It is possible for a BAM to have multiple types of mate unmapped records. These records are distinct from mate missing records, where the mate is altogether absent from the BAM. Of the three types of mate unmapped records listed below, we describe only the first two in this dictionary entry.
A mapped read's unmapped mate is marked in their SAM record in an unexpected manner that allow the pair to sort together. If you look at these unmapped reads, the alignment columns 3 and 4 indicate they align, in fact identically to the mapped mate. However, what is distinct is the asterisk
* in the CIGAR field (column 6) that indicates the record is unmapped. This allows us to (i) identify the unmapped read as having passed through the aligner, and (ii) keep the pairs together in file manipulations that use either coordinate or queryname sorted BAMs. For example, when a genomic interval of reads are taken to create a new BAM, the pair remain together. For file manipulations dependent on such sorting, we can deduce that these mate unmapped records are immune to becoming missing mates.

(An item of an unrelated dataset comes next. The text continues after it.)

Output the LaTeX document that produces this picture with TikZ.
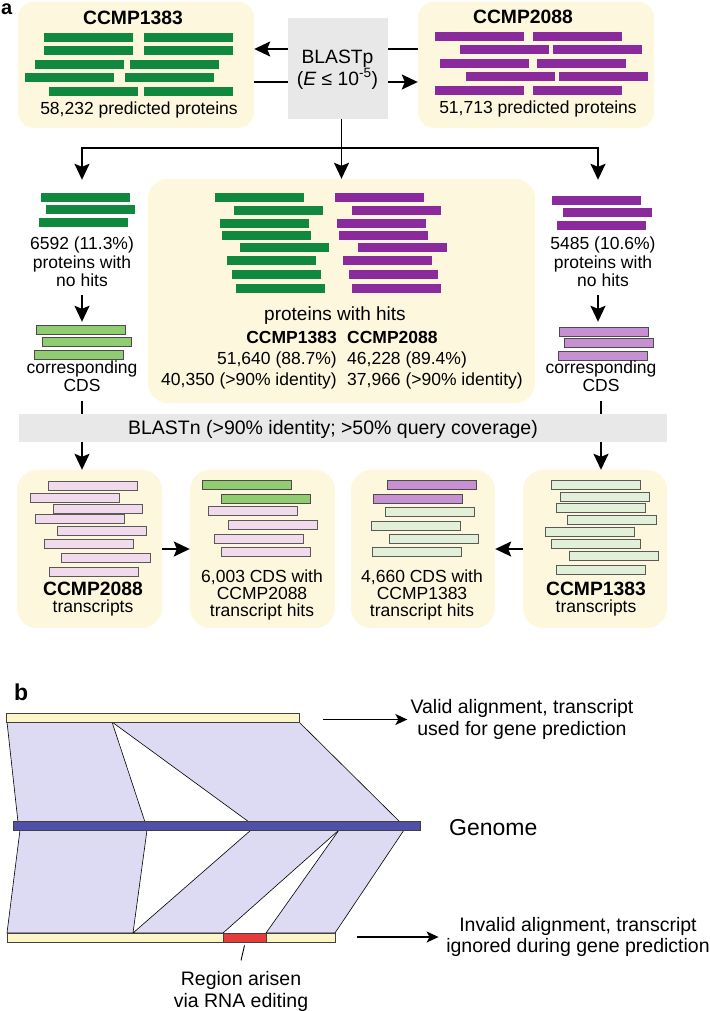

The second type of mate unmapped records apply to multimapping read sets processed through MergeBamAlignment such as in Tutorial#6483. Besides reassigning primary and secondary flags within multimapping sets according to a user specified strategy, MergeBamAlignment marks secondary records with the mate unmapped flag. Specifically, after BWA-MEM alignment, records in multimapping sets are all each mate-mapped. After going through MergeBamAlignment, the secondary records become mate-unmapped. The primary alignments remain mate-mapped. This effectively minimizes the association between secondary records from their previous mate.
GATK tools typically ignore secondary/supplementary records from consideration. However, tools will process the mapped read in a singly mapping pair. For example, MarkDuplicates skips secondary records from consideration but marks duplicate singly mapping reads.